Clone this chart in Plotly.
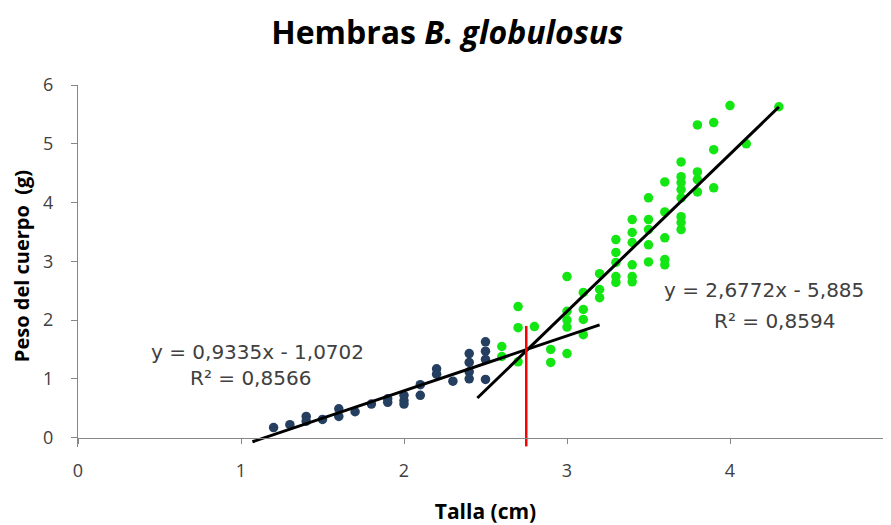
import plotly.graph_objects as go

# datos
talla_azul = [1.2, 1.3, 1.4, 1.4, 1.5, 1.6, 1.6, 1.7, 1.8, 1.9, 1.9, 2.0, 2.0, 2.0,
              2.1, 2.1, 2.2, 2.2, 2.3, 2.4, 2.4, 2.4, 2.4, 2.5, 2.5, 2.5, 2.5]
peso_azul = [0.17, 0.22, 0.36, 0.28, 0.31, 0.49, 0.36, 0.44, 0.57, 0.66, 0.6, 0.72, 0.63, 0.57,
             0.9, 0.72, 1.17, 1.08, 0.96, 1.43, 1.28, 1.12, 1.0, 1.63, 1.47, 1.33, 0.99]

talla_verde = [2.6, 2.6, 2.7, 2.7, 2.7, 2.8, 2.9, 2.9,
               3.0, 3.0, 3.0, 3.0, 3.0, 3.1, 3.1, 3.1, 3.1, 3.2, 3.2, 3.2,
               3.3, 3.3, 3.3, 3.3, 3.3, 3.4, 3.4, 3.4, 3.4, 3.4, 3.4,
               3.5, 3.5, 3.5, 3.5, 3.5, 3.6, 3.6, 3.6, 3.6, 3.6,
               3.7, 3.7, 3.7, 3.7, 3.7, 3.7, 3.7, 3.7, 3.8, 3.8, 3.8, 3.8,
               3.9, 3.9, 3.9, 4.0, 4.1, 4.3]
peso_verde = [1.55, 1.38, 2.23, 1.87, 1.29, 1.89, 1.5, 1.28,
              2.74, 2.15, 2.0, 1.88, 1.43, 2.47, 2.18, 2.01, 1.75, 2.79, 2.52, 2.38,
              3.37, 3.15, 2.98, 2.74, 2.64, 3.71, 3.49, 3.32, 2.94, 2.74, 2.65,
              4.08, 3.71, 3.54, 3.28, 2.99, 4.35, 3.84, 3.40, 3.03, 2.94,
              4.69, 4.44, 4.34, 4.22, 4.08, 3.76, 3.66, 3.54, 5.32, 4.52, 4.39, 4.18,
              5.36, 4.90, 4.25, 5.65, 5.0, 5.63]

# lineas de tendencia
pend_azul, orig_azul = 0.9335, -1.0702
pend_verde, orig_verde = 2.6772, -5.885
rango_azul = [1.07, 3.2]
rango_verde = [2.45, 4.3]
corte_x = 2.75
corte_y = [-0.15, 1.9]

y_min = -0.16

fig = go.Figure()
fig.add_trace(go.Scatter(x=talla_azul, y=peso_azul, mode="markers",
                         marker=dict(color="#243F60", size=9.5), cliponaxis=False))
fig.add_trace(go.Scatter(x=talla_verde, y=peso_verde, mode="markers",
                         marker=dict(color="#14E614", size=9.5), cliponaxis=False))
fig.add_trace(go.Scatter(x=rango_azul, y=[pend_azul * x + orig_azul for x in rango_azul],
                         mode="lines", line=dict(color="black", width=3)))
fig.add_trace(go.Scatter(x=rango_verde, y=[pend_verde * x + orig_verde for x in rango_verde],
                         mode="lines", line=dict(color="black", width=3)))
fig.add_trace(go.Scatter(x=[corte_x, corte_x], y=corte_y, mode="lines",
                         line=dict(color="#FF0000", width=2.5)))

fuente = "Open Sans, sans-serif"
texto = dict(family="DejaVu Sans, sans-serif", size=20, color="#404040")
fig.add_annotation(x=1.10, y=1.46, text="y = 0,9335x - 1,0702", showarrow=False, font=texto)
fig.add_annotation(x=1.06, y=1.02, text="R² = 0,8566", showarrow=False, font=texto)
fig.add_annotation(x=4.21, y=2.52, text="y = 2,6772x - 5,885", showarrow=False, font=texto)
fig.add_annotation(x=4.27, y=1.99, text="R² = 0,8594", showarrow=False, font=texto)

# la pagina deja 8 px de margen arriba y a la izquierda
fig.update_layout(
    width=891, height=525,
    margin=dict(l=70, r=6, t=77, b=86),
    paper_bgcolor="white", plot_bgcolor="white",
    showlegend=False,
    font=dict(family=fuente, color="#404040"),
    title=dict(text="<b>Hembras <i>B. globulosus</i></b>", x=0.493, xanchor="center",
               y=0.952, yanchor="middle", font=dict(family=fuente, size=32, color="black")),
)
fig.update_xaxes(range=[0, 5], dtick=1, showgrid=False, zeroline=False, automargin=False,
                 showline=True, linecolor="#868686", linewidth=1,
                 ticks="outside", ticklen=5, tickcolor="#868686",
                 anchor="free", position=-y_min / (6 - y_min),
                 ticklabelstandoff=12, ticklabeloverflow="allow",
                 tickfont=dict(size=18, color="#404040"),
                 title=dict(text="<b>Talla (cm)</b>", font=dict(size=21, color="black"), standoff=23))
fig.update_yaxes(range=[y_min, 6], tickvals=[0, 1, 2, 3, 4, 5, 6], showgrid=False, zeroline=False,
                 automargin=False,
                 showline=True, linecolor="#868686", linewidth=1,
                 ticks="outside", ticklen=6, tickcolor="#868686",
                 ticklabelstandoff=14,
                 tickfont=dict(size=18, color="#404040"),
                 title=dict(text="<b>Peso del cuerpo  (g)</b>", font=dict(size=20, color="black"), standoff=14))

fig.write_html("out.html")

============

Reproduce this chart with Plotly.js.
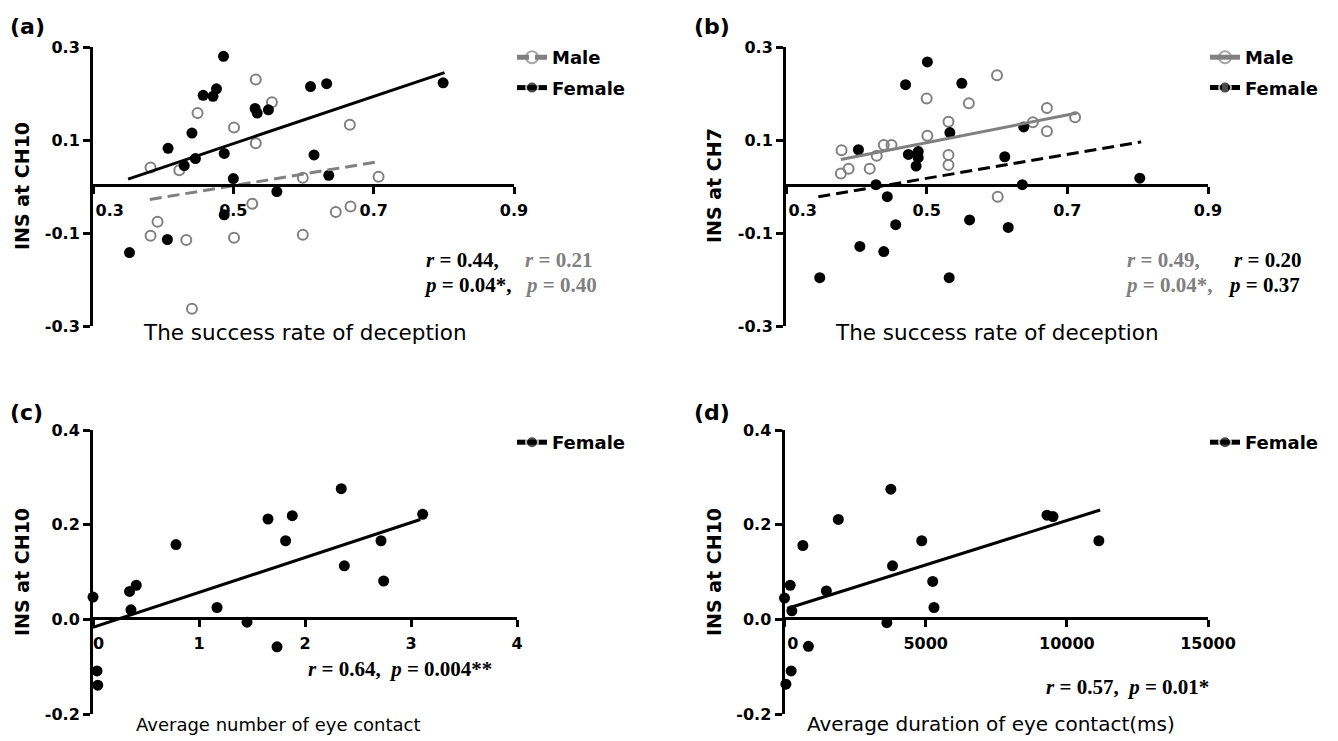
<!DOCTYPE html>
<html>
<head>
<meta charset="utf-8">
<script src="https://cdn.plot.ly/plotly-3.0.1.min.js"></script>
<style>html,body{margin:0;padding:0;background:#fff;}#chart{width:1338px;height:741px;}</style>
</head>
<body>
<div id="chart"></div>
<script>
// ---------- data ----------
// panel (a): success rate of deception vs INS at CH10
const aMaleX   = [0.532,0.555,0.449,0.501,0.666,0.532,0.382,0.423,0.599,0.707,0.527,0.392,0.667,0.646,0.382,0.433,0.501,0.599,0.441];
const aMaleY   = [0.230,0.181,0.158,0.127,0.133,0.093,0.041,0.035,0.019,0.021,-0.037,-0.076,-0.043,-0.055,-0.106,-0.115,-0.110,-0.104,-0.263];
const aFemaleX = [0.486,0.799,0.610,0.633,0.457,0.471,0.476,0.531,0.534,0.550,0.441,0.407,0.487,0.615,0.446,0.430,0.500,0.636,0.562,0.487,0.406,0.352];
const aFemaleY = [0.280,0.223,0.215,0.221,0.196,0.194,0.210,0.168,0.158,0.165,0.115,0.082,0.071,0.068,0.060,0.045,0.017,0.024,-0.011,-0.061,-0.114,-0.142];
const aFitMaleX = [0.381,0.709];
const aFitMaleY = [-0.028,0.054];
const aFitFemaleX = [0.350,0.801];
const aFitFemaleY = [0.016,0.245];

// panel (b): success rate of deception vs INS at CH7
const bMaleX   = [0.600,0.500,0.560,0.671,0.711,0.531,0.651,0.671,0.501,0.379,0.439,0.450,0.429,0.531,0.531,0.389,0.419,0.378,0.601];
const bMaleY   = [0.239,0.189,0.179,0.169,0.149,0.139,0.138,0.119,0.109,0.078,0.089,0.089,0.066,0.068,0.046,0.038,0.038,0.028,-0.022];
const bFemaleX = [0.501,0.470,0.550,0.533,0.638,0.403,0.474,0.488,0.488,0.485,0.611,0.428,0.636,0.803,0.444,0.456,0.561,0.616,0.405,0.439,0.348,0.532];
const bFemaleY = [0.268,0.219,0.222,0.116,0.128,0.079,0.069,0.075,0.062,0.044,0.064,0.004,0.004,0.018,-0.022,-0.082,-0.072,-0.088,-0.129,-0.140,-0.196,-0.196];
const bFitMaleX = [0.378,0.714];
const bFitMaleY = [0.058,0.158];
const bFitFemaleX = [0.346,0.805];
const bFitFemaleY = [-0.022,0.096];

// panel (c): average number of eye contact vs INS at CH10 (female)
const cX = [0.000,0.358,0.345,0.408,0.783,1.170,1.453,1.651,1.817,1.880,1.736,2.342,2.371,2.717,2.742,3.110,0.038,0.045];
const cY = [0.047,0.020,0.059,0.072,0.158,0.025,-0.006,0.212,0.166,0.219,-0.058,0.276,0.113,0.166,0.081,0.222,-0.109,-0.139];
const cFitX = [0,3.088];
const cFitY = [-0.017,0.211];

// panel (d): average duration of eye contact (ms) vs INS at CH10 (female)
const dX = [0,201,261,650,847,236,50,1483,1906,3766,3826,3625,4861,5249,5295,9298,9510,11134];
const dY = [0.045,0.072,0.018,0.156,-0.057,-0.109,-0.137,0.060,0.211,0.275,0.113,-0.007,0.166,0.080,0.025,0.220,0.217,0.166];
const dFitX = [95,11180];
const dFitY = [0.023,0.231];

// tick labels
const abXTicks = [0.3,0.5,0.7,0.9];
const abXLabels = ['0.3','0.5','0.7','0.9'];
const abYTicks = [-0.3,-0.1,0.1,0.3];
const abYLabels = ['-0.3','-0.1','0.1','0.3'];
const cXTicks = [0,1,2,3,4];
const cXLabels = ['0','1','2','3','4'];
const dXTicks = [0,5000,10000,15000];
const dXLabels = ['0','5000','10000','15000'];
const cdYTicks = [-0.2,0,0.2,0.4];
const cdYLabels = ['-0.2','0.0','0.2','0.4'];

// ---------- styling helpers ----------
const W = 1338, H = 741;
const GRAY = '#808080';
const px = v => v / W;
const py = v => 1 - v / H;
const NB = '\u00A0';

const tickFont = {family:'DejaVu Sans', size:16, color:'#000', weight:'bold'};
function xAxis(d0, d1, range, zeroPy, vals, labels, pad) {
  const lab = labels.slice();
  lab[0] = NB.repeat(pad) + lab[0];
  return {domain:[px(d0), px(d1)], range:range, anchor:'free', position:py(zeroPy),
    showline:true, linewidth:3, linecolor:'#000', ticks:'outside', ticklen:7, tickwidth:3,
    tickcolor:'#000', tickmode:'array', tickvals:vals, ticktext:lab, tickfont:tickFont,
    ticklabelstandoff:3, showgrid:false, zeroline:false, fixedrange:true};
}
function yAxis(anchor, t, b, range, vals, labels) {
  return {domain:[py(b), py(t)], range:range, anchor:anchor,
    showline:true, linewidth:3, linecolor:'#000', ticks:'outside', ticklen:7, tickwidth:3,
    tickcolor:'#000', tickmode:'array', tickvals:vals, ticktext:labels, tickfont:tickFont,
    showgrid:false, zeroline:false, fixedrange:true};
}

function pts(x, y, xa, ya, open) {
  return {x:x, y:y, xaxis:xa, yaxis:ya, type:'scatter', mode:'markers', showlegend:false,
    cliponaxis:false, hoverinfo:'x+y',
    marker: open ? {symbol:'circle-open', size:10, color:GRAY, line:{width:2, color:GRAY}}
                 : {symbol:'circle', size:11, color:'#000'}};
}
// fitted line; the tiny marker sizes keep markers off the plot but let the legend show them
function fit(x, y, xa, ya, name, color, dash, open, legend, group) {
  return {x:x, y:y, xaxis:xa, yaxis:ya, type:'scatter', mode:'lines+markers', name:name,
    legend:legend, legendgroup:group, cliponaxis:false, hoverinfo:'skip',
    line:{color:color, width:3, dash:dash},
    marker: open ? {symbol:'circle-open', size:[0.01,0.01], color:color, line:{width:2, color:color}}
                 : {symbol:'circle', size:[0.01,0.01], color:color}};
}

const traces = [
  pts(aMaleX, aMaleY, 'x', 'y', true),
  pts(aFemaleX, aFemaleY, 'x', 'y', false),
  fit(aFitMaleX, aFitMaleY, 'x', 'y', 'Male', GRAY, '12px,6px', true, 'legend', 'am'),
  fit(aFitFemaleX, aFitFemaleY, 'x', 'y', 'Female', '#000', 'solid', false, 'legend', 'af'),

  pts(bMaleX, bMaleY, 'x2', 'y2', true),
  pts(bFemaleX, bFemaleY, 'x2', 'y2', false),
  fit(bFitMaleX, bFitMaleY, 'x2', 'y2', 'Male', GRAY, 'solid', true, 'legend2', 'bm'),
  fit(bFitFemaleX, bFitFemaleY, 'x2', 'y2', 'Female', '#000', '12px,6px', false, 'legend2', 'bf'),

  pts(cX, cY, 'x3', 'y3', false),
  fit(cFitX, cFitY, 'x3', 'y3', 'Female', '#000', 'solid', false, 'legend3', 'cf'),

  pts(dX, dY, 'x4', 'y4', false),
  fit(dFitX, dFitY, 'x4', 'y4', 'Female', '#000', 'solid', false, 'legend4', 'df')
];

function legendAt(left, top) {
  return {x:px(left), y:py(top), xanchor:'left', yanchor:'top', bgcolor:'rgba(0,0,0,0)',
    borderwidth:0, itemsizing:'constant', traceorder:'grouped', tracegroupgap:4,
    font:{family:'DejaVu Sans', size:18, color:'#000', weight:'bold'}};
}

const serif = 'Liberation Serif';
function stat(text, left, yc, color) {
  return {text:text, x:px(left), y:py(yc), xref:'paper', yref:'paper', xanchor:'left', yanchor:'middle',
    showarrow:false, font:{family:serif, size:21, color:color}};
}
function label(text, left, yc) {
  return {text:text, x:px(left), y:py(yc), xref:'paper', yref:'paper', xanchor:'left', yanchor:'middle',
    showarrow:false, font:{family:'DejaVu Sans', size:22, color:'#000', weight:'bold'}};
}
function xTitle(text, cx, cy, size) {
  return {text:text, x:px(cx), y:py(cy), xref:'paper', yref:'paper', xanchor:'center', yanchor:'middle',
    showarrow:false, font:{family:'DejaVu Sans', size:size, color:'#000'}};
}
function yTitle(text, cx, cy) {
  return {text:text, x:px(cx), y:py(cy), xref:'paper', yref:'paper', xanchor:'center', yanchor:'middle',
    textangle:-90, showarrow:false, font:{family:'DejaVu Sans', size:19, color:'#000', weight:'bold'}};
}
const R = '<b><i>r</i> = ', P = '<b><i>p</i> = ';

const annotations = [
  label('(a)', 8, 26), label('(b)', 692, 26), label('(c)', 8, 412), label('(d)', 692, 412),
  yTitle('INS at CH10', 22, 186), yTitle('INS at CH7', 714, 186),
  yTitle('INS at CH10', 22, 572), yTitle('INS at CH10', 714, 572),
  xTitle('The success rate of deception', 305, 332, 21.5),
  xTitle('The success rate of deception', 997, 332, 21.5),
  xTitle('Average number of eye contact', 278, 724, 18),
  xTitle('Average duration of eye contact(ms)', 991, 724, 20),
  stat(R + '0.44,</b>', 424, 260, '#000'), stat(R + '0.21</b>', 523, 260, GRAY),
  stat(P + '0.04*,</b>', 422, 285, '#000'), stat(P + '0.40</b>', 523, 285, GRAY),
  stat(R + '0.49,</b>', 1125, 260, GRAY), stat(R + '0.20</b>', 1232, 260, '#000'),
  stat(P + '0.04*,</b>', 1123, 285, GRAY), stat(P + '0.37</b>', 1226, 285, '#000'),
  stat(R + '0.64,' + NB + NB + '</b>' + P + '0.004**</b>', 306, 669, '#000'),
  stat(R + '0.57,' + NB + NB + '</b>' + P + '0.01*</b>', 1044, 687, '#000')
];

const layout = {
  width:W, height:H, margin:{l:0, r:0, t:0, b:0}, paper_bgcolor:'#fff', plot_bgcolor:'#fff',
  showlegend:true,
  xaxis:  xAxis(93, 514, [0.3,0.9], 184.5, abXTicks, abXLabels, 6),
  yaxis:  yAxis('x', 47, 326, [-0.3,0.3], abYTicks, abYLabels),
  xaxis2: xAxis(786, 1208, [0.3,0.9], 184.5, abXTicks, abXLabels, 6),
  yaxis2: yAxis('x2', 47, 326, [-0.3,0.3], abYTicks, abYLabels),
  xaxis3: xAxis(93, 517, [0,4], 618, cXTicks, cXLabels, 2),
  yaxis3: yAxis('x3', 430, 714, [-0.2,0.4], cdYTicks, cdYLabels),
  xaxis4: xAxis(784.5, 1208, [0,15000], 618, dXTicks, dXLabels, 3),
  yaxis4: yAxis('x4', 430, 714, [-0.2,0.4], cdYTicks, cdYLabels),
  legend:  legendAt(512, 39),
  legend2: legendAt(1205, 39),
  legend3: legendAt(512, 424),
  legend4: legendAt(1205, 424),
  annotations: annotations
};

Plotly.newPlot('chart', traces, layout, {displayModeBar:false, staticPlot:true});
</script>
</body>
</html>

============

**Exercise goal**
Copy only the lines above from the one containing "Clone this chart in Plotly." through the one containing "y_min = -0.16", both included. Leave out the pictures.

**Expected output**
Clone this chart in Plotly.
import plotly.graph_objects as go

# datos
talla_azul = [1.2, 1.3, 1.4, 1.4, 1.5, 1.6, 1.6, 1.7, 1.8, 1.9, 1.9, 2.0, 2.0, 2.0,
              2.1, 2.1, 2.2, 2.2, 2.3, 2.4, 2.4, 2.4, 2.4, 2.5, 2.5, 2.5, 2.5]
peso_azul = [0.17, 0.22, 0.36, 0.28, 0.31, 0.49, 0.36, 0.44, 0.57, 0.66, 0.6, 0.72, 0.63, 0.57,
             0.9, 0.72, 1.17, 1.08, 0.96, 1.43, 1.28, 1.12, 1.0, 1.63, 1.47, 1.33, 0.99]

talla_verde = [2.6, 2.6, 2.7, 2.7, 2.7, 2.8, 2.9, 2.9,
               3.0, 3.0, 3.0, 3.0, 3.0, 3.1, 3.1, 3.1, 3.1, 3.2, 3.2, 3.2,
               3.3, 3.3, 3.3, 3.3, 3.3, 3.4, 3.4, 3.4, 3.4, 3.4, 3.4,
               3.5, 3.5, 3.5, 3.5, 3.5, 3.6, 3.6, 3.6, 3.6, 3.6,
               3.7, 3.7, 3.7, 3.7, 3.7, 3.7, 3.7, 3.7, 3.8, 3.8, 3.8, 3.8,
               3.9, 3.9, 3.9, 4.0, 4.1, 4.3]
peso_verde = [1.55, 1.38, 2.23, 1.87, 1.29, 1.89, 1.5, 1.28,
              2.74, 2.15, 2.0, 1.88, 1.43, 2.47, 2.18, 2.01, 1.75, 2.79, 2.52, 2.38,
              3.37, 3.15, 2.98, 2.74, 2.64, 3.71, 3.49, 3.32, 2.94, 2.74, 2.65,
              4.08, 3.71, 3.54, 3.28, 2.99, 4.35, 3.84, 3.40, 3.03, 2.94,
              4.69, 4.44, 4.34, 4.22, 4.08, 3.76, 3.66, 3.54, 5.32, 4.52, 4.39, 4.18,
              5.36, 4.90, 4.25, 5.65, 5.0, 5.63]

# lineas de tendencia
pend_azul, orig_azul = 0.9335, -1.0702
pend_verde, orig_verde = 2.6772, -5.885
rango_azul = [1.07, 3.2]
rango_verde = [2.45, 4.3]
corte_x = 2.75
corte_y = [-0.15, 1.9]

y_min = -0.16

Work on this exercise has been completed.